Items from a dataset:
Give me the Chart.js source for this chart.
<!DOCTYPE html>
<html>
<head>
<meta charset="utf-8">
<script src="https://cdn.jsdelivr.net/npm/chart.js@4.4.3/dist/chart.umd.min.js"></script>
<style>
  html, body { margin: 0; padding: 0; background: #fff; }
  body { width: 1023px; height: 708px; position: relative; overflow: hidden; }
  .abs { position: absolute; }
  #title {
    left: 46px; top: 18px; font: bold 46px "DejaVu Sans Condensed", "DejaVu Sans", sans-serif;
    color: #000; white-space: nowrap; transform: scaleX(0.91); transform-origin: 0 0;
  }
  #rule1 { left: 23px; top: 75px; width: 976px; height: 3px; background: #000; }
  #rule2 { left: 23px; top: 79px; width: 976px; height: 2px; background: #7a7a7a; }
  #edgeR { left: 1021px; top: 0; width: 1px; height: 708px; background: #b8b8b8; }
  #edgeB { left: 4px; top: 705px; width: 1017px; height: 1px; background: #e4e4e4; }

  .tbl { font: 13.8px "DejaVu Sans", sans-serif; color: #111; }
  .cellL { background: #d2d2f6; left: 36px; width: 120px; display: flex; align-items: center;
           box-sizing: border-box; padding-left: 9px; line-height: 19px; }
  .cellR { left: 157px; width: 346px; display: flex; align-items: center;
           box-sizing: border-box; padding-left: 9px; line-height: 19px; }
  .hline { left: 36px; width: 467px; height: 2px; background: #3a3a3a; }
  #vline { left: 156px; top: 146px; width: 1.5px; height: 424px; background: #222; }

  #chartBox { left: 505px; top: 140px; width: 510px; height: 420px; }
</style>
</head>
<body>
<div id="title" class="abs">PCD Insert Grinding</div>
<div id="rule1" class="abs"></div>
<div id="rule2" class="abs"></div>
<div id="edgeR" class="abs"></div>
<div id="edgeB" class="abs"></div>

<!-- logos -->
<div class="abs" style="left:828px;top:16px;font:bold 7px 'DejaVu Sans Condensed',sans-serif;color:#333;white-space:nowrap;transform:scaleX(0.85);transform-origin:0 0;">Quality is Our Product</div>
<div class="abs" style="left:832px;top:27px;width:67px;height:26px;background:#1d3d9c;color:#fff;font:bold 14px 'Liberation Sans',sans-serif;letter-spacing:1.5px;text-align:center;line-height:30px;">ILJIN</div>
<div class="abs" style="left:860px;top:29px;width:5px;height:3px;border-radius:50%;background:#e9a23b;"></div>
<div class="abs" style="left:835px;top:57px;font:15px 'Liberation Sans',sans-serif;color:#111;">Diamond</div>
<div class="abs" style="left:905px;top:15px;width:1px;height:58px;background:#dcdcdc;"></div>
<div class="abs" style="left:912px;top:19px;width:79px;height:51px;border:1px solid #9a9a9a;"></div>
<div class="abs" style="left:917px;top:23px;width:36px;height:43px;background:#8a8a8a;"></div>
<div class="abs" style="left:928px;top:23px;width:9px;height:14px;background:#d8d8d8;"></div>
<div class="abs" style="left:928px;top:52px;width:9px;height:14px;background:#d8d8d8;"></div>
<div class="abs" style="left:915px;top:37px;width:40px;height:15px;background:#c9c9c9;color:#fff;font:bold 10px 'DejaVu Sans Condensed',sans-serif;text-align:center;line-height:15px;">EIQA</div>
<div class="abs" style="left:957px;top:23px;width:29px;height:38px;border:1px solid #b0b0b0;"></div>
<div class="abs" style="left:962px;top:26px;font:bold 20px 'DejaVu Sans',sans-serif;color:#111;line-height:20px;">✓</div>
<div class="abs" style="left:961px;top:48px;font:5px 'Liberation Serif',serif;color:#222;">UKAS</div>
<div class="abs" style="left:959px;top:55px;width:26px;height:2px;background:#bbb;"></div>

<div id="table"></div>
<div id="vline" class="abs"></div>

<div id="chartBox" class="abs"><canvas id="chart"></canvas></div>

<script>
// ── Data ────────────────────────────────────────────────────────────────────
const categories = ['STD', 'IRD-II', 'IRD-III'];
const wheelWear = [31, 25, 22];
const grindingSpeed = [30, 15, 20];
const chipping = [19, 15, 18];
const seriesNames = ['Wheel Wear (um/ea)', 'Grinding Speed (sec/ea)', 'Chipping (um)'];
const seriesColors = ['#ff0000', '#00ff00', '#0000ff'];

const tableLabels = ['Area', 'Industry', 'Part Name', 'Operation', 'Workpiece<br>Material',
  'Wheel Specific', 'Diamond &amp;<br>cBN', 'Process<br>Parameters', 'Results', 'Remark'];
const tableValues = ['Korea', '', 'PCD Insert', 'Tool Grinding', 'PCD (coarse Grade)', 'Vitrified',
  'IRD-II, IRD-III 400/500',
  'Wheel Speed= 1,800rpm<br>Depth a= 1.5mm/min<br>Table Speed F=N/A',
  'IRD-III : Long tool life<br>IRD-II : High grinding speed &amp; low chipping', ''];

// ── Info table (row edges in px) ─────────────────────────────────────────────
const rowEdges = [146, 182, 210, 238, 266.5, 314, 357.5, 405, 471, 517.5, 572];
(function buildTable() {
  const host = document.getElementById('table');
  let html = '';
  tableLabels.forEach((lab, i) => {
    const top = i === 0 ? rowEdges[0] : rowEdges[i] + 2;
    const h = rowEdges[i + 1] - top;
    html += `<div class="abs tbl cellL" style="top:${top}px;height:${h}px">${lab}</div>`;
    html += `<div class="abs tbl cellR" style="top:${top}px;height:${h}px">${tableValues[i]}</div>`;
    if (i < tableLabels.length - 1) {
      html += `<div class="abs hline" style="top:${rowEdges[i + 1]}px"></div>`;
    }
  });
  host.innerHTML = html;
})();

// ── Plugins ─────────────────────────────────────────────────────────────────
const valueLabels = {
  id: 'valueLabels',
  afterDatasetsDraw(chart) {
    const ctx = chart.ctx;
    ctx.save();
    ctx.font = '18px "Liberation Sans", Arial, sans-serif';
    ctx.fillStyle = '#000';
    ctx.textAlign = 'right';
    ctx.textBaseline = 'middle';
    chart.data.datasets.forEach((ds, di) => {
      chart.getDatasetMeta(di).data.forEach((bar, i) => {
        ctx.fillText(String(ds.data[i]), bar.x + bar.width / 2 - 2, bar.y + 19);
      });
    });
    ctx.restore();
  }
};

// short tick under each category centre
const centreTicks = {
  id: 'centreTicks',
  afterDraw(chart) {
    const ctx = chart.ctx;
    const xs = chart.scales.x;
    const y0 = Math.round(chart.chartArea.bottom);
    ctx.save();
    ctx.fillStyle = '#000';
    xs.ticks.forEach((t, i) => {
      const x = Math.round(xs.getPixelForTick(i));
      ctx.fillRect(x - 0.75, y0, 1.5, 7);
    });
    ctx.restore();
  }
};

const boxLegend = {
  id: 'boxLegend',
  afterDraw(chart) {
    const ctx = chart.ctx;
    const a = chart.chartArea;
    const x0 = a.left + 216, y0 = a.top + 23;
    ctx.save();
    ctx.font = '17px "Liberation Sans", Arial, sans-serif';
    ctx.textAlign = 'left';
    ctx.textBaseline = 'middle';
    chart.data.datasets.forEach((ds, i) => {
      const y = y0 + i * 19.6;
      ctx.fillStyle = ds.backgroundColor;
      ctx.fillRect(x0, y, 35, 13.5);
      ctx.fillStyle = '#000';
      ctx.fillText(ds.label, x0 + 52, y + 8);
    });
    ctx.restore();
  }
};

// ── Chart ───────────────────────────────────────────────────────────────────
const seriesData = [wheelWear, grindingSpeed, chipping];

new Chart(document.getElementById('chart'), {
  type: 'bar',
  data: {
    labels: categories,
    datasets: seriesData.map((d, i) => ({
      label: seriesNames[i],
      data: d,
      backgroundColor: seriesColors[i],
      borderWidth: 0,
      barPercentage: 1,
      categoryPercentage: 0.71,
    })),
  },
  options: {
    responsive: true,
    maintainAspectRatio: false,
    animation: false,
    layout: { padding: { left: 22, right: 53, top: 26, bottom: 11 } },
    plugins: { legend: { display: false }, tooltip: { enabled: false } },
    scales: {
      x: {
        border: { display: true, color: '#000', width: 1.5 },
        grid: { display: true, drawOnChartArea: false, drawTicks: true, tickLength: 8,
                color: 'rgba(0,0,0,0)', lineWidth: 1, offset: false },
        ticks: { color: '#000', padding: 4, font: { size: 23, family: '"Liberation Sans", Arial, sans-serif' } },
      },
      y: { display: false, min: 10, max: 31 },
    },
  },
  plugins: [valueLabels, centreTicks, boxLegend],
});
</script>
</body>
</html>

--

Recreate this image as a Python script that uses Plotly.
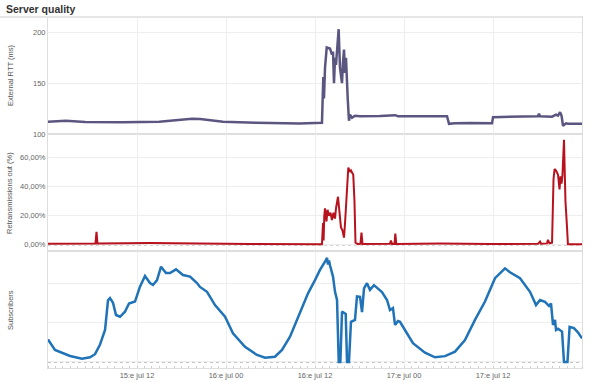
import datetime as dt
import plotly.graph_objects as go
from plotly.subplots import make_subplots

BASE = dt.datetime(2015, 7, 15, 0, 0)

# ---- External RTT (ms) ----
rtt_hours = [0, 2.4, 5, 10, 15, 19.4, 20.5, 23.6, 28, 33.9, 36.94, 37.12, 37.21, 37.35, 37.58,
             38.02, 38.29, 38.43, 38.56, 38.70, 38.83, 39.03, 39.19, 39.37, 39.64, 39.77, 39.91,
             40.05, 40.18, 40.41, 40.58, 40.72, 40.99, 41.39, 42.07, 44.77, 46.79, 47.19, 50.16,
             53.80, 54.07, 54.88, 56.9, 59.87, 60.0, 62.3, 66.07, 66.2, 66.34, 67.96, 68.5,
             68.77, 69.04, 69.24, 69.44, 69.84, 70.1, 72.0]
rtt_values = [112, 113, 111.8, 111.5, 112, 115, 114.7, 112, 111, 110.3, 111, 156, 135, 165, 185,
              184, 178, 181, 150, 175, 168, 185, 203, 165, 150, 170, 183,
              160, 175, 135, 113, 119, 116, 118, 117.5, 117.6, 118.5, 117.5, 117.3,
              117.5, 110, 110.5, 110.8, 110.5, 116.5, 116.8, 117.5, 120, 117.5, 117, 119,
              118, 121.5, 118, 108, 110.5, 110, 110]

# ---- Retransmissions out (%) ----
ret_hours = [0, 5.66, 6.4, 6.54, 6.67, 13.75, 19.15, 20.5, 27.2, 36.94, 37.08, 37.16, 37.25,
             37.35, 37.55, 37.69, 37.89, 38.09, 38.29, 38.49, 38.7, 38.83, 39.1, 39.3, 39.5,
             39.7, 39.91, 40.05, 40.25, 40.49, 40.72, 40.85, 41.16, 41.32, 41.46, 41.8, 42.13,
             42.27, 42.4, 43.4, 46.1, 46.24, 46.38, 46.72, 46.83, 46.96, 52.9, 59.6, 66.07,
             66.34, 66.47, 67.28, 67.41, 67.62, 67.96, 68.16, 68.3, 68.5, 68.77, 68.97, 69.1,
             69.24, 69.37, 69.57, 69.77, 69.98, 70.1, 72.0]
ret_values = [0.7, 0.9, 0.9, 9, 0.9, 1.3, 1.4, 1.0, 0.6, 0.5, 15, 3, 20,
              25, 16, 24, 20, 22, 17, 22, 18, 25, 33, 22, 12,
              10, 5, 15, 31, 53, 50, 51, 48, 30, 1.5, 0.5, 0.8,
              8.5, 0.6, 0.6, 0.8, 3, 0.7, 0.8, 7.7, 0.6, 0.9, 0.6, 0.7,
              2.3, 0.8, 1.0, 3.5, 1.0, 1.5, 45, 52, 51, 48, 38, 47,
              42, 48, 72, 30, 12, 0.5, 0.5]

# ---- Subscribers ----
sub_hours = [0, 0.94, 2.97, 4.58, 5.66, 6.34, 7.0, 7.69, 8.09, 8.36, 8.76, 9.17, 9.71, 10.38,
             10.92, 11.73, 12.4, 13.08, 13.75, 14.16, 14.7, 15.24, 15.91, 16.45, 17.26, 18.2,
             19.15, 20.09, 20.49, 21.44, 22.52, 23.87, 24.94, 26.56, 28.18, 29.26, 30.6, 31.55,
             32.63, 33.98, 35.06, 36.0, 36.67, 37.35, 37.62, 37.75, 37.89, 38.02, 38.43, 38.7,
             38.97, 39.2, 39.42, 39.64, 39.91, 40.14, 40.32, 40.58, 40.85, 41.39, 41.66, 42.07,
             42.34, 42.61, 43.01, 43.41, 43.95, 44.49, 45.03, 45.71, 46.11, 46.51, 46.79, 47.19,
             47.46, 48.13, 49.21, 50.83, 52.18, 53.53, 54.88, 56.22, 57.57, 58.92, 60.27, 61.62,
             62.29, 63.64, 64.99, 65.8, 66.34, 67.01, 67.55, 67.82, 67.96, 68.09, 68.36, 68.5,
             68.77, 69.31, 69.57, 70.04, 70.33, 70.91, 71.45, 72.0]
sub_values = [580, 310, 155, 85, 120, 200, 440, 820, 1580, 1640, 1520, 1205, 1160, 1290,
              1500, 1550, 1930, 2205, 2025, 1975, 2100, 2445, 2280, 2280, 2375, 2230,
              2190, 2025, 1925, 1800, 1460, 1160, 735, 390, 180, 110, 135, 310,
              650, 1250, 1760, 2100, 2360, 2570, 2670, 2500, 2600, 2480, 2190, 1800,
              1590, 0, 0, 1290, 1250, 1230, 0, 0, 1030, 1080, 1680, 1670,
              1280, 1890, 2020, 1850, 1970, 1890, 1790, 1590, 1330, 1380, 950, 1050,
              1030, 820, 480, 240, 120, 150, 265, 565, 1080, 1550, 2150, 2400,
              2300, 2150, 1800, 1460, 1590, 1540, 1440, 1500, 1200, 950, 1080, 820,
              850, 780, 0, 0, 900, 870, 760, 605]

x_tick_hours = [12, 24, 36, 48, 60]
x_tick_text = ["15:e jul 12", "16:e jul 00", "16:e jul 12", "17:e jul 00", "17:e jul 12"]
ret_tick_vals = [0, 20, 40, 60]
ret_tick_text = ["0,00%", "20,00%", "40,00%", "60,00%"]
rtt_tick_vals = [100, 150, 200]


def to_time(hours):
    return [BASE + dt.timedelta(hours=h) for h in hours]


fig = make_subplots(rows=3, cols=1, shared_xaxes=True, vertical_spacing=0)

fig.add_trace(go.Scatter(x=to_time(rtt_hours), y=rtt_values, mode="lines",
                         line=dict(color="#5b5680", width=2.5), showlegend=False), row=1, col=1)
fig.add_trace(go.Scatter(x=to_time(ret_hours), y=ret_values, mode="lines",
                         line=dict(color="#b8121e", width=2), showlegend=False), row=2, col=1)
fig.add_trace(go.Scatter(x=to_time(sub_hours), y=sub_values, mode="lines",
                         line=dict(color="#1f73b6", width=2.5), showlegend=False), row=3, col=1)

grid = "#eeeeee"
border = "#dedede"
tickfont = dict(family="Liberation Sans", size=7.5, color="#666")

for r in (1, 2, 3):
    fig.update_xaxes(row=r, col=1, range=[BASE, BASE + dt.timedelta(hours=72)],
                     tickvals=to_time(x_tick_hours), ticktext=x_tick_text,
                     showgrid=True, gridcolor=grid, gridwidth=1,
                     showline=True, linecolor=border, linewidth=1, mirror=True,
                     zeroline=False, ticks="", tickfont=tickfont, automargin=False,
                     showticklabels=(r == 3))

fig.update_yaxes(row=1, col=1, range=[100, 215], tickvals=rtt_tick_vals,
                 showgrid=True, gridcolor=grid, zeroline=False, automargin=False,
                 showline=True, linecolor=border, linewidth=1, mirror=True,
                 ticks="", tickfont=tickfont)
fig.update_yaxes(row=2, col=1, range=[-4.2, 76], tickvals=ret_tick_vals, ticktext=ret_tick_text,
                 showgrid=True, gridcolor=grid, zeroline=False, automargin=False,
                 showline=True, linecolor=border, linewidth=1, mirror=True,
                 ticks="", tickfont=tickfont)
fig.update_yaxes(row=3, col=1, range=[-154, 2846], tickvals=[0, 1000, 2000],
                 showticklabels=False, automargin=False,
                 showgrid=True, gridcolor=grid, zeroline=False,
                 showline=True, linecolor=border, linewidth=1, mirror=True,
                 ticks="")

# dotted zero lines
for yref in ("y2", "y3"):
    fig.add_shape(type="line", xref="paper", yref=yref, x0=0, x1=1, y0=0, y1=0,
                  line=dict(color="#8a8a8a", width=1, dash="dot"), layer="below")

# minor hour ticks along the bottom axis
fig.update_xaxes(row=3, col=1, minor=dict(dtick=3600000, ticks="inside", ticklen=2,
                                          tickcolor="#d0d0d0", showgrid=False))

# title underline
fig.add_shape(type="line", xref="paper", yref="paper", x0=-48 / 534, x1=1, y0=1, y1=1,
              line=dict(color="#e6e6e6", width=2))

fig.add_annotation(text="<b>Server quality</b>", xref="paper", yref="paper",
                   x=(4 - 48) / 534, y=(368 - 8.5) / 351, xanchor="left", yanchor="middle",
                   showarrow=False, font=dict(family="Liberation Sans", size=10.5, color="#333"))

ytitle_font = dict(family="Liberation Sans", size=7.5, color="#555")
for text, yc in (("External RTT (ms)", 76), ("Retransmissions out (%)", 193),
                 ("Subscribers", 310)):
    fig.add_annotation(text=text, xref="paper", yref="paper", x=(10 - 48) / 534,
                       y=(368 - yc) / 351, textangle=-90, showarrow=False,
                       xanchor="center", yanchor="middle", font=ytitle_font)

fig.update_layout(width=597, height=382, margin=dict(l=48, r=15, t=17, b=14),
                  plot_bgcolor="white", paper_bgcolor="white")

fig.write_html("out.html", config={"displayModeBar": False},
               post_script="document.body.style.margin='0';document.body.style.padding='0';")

---

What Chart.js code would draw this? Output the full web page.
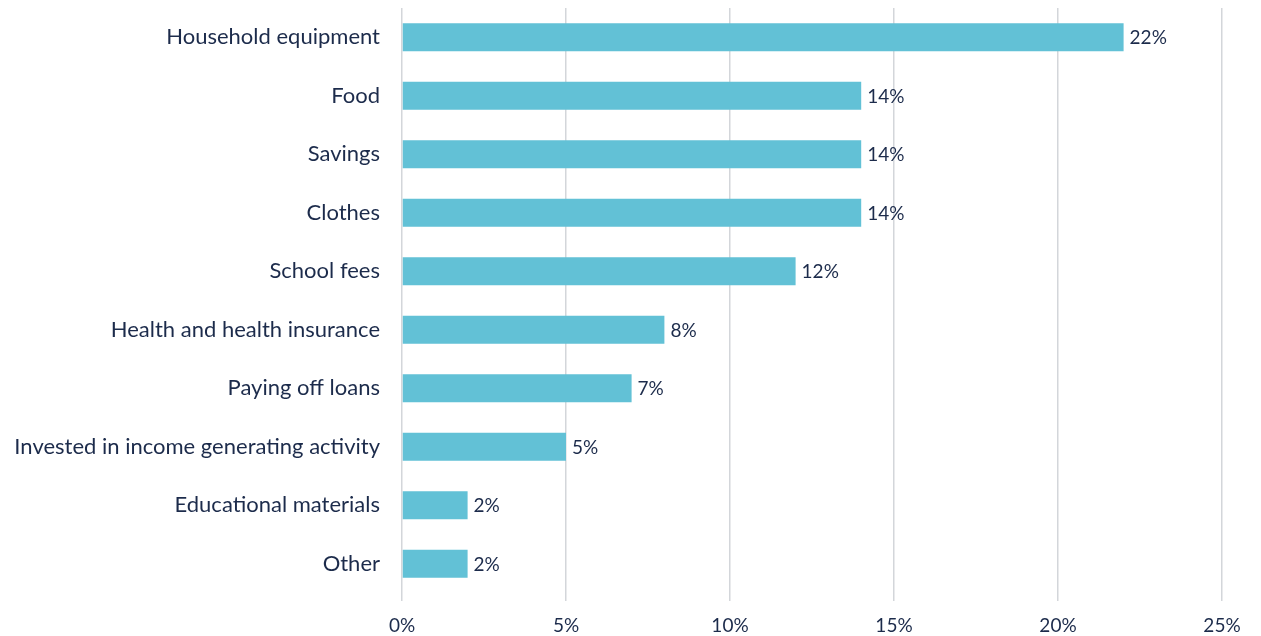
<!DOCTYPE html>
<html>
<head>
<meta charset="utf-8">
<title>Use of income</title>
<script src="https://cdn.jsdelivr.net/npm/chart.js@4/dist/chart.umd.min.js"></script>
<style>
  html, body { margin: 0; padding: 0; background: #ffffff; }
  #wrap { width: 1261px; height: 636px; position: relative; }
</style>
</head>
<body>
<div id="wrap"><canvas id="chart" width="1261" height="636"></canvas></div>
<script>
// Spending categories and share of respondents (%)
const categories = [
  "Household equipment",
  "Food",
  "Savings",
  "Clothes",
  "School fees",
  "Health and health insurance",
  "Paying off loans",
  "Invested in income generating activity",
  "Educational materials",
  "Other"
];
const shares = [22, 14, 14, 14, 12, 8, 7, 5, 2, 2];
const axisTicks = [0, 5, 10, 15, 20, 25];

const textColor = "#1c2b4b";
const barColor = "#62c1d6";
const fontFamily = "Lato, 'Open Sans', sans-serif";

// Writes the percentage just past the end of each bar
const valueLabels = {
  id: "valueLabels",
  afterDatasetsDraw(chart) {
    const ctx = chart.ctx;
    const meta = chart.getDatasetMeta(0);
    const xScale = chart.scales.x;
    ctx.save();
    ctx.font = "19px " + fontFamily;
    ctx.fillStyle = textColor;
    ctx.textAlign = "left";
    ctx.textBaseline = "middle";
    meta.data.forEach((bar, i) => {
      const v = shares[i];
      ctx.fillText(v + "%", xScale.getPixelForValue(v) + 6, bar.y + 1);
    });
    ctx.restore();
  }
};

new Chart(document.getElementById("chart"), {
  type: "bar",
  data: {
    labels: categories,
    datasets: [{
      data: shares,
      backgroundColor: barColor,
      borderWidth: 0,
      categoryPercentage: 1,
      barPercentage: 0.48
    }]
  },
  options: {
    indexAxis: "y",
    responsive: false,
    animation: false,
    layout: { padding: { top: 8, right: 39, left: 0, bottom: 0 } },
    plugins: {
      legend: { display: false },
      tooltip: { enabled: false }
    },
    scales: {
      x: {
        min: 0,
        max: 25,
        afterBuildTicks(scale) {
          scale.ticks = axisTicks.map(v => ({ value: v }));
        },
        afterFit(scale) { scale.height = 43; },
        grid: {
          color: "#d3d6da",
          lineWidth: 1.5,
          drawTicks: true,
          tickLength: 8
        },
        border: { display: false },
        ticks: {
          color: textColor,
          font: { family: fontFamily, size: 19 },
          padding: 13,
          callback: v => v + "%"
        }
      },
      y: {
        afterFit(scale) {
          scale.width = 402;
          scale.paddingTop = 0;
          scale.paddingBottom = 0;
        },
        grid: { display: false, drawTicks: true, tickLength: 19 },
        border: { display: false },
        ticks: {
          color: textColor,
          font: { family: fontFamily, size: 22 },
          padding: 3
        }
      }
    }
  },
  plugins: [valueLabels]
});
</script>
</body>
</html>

**Task brief**
Tally the lines of the listing that include "this". Reply with nothing but the count.

**Task response**
3